The first article of Filtering the Noise dealt with smoothing the data with moving averages. Here I want to discuss a really popular concept popularized by an indicator called Moving Average Convergence Divergence or MACD. MACD is a concept using two exponential averages developed by Gerald Appel. It was originally developed as the difference between the 12 and 26 day exponential averages; the same as a moving average crossover system with the periods of the two averages being 12 and 26. The resulting difference, called the MACD line, is then smoothed with a nine-day exponential average, which is referred to as the signal line. Gerald Appel originally designed this indicator using different parameters for buy and sell signals, but that seems to have faded away and almost everyone now uses the 12–26–9 combination for both buy and sell.

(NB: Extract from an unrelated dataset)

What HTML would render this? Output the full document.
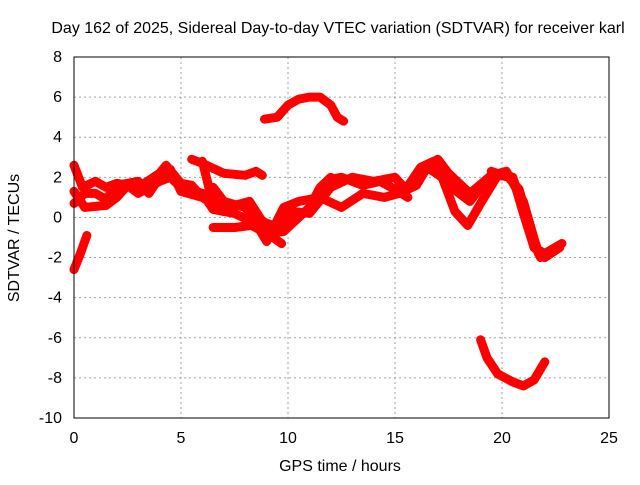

The movement of the MACD line is the measurement of the difference between the two moving averages. When MACD is at its highest point, it just means that the two averages are at their greatest distance apart (with short above long). And when the MACD is at its lowest level, it just means the two averages are at their greatest distance apart when the short average is below the long average. It really is a simple concept and is a wonderful example of the benefit of charting, because it is so easy to see. MACD, and in particular, the concept behind it, is an excellent technical indicator for trend determination. Not only that, but it also shows some information that can be used to determine overbought and oversold, as well as divergence. You could say it does almost everything. Chart A shows the MACD with the S&P 500 Index above. The dark line is the 12–26 MACD line and the gold line is the nine-period average of the dark line. The red indicator at the bottom is just an expanded view of the histogram which is the difference between the dark line and the gold line.
I drew blue lines to show that whenever the two moving averages (dark and gold) cross, the histogram moves above and below its zero line. I intentionally used the most recent S&P data because I absolutely think it is horrible when someone is selling you something and they hand-select the period of data. That is certainly fine for educational purposes, but that’s it. It should be obvious that there are some whipsaws using MACD. I hope that does not come as a surprise to you. Note: the red histogram is the same as the gray one, I just wanted to show it with a larger chart. Incidentally, if you are ever analyzing the relationship between to lines (moving averages or whatever) a histogram of the difference between them will be decisive and easier to see.
Please keep this in mind: Although MACD is a valuable indicator for trend analysis, it is only the difference between two exponential moving averages. In fact, if you used price and one moving average it would be similar in that one of the moving averages was using a period of one. This is not rocket science!
I wrote an article for Stocks and Commodities magazine in February 1987 – yes, over 30 years ago. Here is part of it:
For this indicator, you need to identify the short-term cycle for the market you are analyzing. Detrending the data as mentioned earlier will assist you in identifying market lows and finding the dominant short-term cycle. Once the cycle has been identified, select an exponential average equal to one half of the short-term cycle. For the Dow Jones Industrial Average, the short-term cycle is 14 to 15 days. Therefore, you should use seven days for your exponential average. Most software programs allow you to work with periods instead of smoothing constants when dealing with exponential averages. Periods are somewhat easier to grasp than smoothing constants. The reason behind using an average equal to one half of the short-term cycle is to maximize the price movement without smoothing the dominant cycle. Only through years of use and experimentation have I been able to determine the second part of the equation: That is, the length (or period) of the second exponential average used with this trend-following indicator. Simply stated, use a period six times the value of what you used for the short-term average. If you used seven days for the short one, then use 42 days for this one.
The relationship between these two is similar to the Moving Average Convergence Divergence (MACD) first written about by Gerald Appel. Merely subtract the longer period average from the short period average and you are left with an oscillator that will give quicker and more timely signals than your standard two-moving-average crossover system. Buy and sell signals are generated by using an arithmetic moving average on this oscillator. Again, by much testing, I have found that the period for this average should be three times the value of the short-term exponential average. In this example, that would be 21 days. (A)
Well, it still appears to be an improvement to Appel’s original work; or I should say at least in this example. Chart B is the MACD-like indicator using exponential moving averages of 7 and 42, with a smoothing of 21 to get the signal histogram. Those are the same numbers discussed in the aforementioned article. There was a one day whipsaw shown by the red circle. How many times have you seen other non-StockCharts.com analysts ignore these small whipsaws? I guess they hope you won’t notice.
In a future article, I’ll explain the concept of identifying the cycle of the market in which I used to calculate a 7-period exponential average. Again, once you know the cycle, use half of that for the first average. Then the second average is always 6 times the first and the signal line is 3 times the first one.